President Bush, amid falling poll numbers, last night sought to turn America’s focus away from war casualties and prisoner scandals to a future of freedom and democracy in Iraq.

As he laid out a specific plan for the June 30 transfer of power from the U.S.-appointed Iraqi Governing Council to an interim body to be selected by a United Nations coordinator, the president’s subtext was to paint with broad strokes what comes next in Iraq.

More than that, Mr. Bush’s goal was simply to tell Americans that he has a plan for Iraq. It was a move long overdue, Republican pollster Frank Luntz said.

“The public does not understand that on the 30th of June, American troops aren’t leaving. He must have figured this out, and I don’t know what took [the administration] so long,” he said. “It’s better now than never, but it should have been a month ago.”

Although the president has repeatedly said in speeches across the country that his administration has a cohesive plan to take Iraq from postwar chaos to full sovereignty and democracy, the message has not hit home.
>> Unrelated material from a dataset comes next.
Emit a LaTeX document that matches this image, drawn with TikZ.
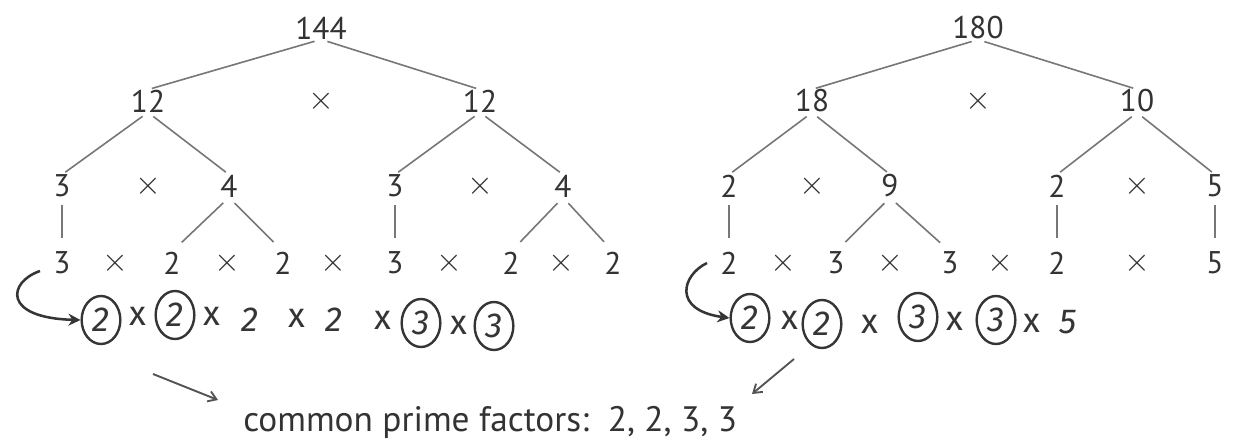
\documentclass[tikz,border=0pt]{standalone}
\usepackage{fontspec}
\setmainfont{PT Sans}
\newfontfamily\handfont{Fira Sans}
\usetikzlibrary{shapes.geometric,arrows.meta}
\definecolor{ink}{HTML}{333333}
\definecolor{branch}{HTML}{777777}
\definecolor{pen}{HTML}{353535}
\tikzset{
  num/.style={inner sep=0pt, text=ink, font=\fontsize{23.5}{26}\selectfont},
  times/.style={inner sep=0pt, text=ink, font=\fontsize{25}{28}\selectfont},
  branchline/.style={draw=branch, line width=1.2pt, shorten <=5pt, shorten >=3pt},
  stemline/.style={draw=branch, line width=1.2pt, shorten <=6pt, shorten >=10pt},
  hand/.style={inner sep=0pt, text=pen, font=\handfont\itshape\fontsize{26}{28}\selectfont},
  handx/.style={inner sep=0pt, text=pen, font=\handfont\fontsize{26}{28}\selectfont},
  ring/.style={ellipse, draw=pen, line width=1.8pt, minimum width=29pt, minimum height=36pt, inner sep=0pt, text=pen, font=\handfont\itshape\fontsize{26}{28}\selectfont},
  penarrow/.style={draw=pen, line width=1.9pt, -{Stealth[length=9pt,width=9pt]}},
  sketcharrow/.style={draw=pen!85, line width=1.4pt, -{Straight Barb[length=6pt,width=8pt]}}
}
\begin{document}
\begin{tikzpicture}[x=0.75pt,y=-0.75pt]
\useasboundingbox (0,0) rectangle (1237,442);
\fill[white] (0,0) rectangle (1237,442);

% ---- factor tree of 144 ----
\node[num] (L0) at (321,28) {144};
\node[num] (L1) at (148,101) {12};
\node[times] at (321,101) {$\times$};
\node[num] (L2) at (480,101) {12};
\node[num] (L11) at (62,186) {3};
\node[times] at (148,186) {$\times$};
\node[num] (L12) at (229,186) {4};
\node[num] (L21) at (395,186) {3};
\node[times] at (480,186) {$\times$};
\node[num] (L22) at (563,186) {4};
\node[num] (a1) at (62,263) {3};
\node[times] at (115,263) {$\times$};
\node[num] (a2) at (172,263) {2};
\node[times] at (227,263) {$\times$};
\node[num] (a3) at (283,263) {2};
\node[times] at (333,263) {$\times$};
\node[num] (a4) at (395,263) {3};
\node[times] at (449,263) {$\times$};
\node[num] (a5) at (511,263) {2};
\node[times] at (561,263) {$\times$};
\node[num] (a6) at (613,263) {2};

\draw[branchline] (L0.south) -- (L1.north);
\draw[branchline] (L0.south) -- (L2.north);
\draw[branchline] (L1.south) -- (L11.north);
\draw[branchline] (L1.south) -- (L12.north);
\draw[branchline] (L2.south) -- (L21.north);
\draw[branchline] (L2.south) -- (L22.north);
\draw[stemline] (L11.south) -- (a1.north);
\draw[stemline] (L21.south) -- (a4.north);
\draw[stemline] (L12.south) -- (a2.north);
\draw[stemline] (L12.south) -- (a3.north);
\draw[stemline] (L22.south) -- (a5.north);
\draw[stemline] (L22.south) -- (a6.north);

% ---- factor tree of 180 ----
\node[num] (R0) at (978,28) {180};
\node[num] (R1) at (812,101) {18};
\node[times] at (978,101) {$\times$};
\node[num] (R2) at (1137,101) {10};
\node[num] (R11) at (729,186) {2};
\node[times] at (812,186) {$\times$};
\node[num] (R12) at (890,186) {9};
\node[num] (R21) at (1057,186) {2};
\node[times] at (1137,186) {$\times$};
\node[num] (R22) at (1215,186) {5};
\node[num] (b1) at (729,263) {2};
\node[times] at (783,263) {$\times$};
\node[num] (b2) at (836,263) {3};
\node[times] at (890,263) {$\times$};
\node[num] (b3) at (950,263) {3};
\node[times] at (1000,263) {$\times$};
\node[num] (b4) at (1057,263) {2};
\node[times] at (1137,263) {$\times$};
\node[num] (b5) at (1215,263) {5};

\draw[branchline] (R0.south) -- (R1.north);
\draw[branchline] (R0.south) -- (R2.north);
\draw[branchline] (R1.south) -- (R11.north);
\draw[branchline] (R1.south) -- (R12.north);
\draw[branchline] (R2.south) -- (R21.north);
\draw[branchline] (R2.south) -- (R22.north);
\draw[stemline] (R11.south) -- (b1.north);
\draw[stemline] (R21.south) -- (b4.north);
\draw[stemline] (R22.south) -- (b5.north);
\draw[stemline] (R12.south) -- (b2.north);
\draw[stemline] (R12.south) -- (b3.north);

% ---- handwritten regrouping, left ----
\node[ring] (p1) at (101,320) {2};
\node[handx] at (138,316) {x};
\node[ring] (p2) at (175,315) {2};
\node[handx] at (212,316) {x};
\node[hand] (p3) at (250,320) {2};
\node[handx] at (297,318) {x};
\node[hand] (p4) at (334,320) {2};
\node[handx] at (383,320) {x};
\node[ring] (p5) at (421,323) {3};
\node[handx] at (459,325) {x};
\node[ring] (p6) at (494,326) {3};
\coordinate (ls) at (40,271);
\draw[penarrow] (ls) .. controls (8,282) and (2,318) .. (p1.west);

% ---- handwritten regrouping, right ----
\node[ring] (q1) at (750,318) {2};
\node[handx] at (790,320) {x};
\node[ring] (q2) at (822,324) {2};
\node[handx] at (870,324) {x};
\node[ring] (q3) at (918,317) {3};
\node[handx] at (955,321) {x};
\node[ring] (q4) at (996,320) {3};
\node[handx] at (1032,323) {x};
\node[hand] (q5) at (1068,322) {5};
\coordinate (rs) at (707,263);
\draw[penarrow] (rs) .. controls (682,275) and (672,310) .. (q1.west);

% ---- conclusion ----
\node[inner sep=0pt, text=ink, font=\fontsize{26.5}{30}\selectfont, anchor=base west] (c) at (243,431) {common prime factors:\ \ 2, 2, 3, 3};
\coordinate (lt) at (153,374);
\coordinate (rt) at (794,359);
\draw[sketcharrow] (lt) -- (218,400);
\draw[sketcharrow] (rt) -- (752,394);
\end{tikzpicture}
\end{document}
“Just because you’ve said it a hundred times doesn’t mean anyone heard it once. And I think they’ve discovered that,” Mr. Luntz said. “Where we go from here is what the public wants to know.”

The president has been hammered at home over the rising casualties in Iraq and a scandal over photos showing the abuse of Iraqi detainees in Abu Ghraib, a prison outside Baghdad. For months, the bad news has eclipsed the good, including an expanding economy and the creation of hundreds of thousands of jobs.

In the last several weeks, even Republicans have begun to criticize Mr. Bush over his administration’s handling of Iraq. On Sunday, Sen. Chuck Hagel of Nebraska said the president was developing Iraq policy in a vacuum and failing to “understand a bigger view, wider-lens view of the world.”

With five months before the November election, Mr. Bush’s public job-approval rating yesterday hit an all-time low in his presidency — 41 percent.

Because of what some analysts say has been a failure of communication, 61 percent of more than 1,000 people surveyed by CBS News disapprove of the way Mr. Bush is handling Iraq. The poll also found 65 percent believe the country is heading in the wrong direction.

Mr. Luntz said much of the criticism suffered by the Bush administration in recent months has been self-inflicted.

“This administration has a history of doing a fantastic job two weeks after they should have done an adequate job,” he said. “This president is a great communicator, but he has to be because he stumbles into these problems.”

Kenneth Weinstein of the conservative Hudson Institute said Mr. Bush’s speech was targeted not just at an American audience, but also to citizens in Iraq and the international community.

The United States and Britain yesterday offered a U.N. resolution urging countries to send troops for a U.S.-led international force and endorse the June 30 turnover.

In the final analysis, Mr. Bush simply had no choice but to address a situation that many Americans feel is out of control.

“Normally, the president can set the agenda. But the terrorists have tried, instead, to set the agenda,” Mr. Weinstein said.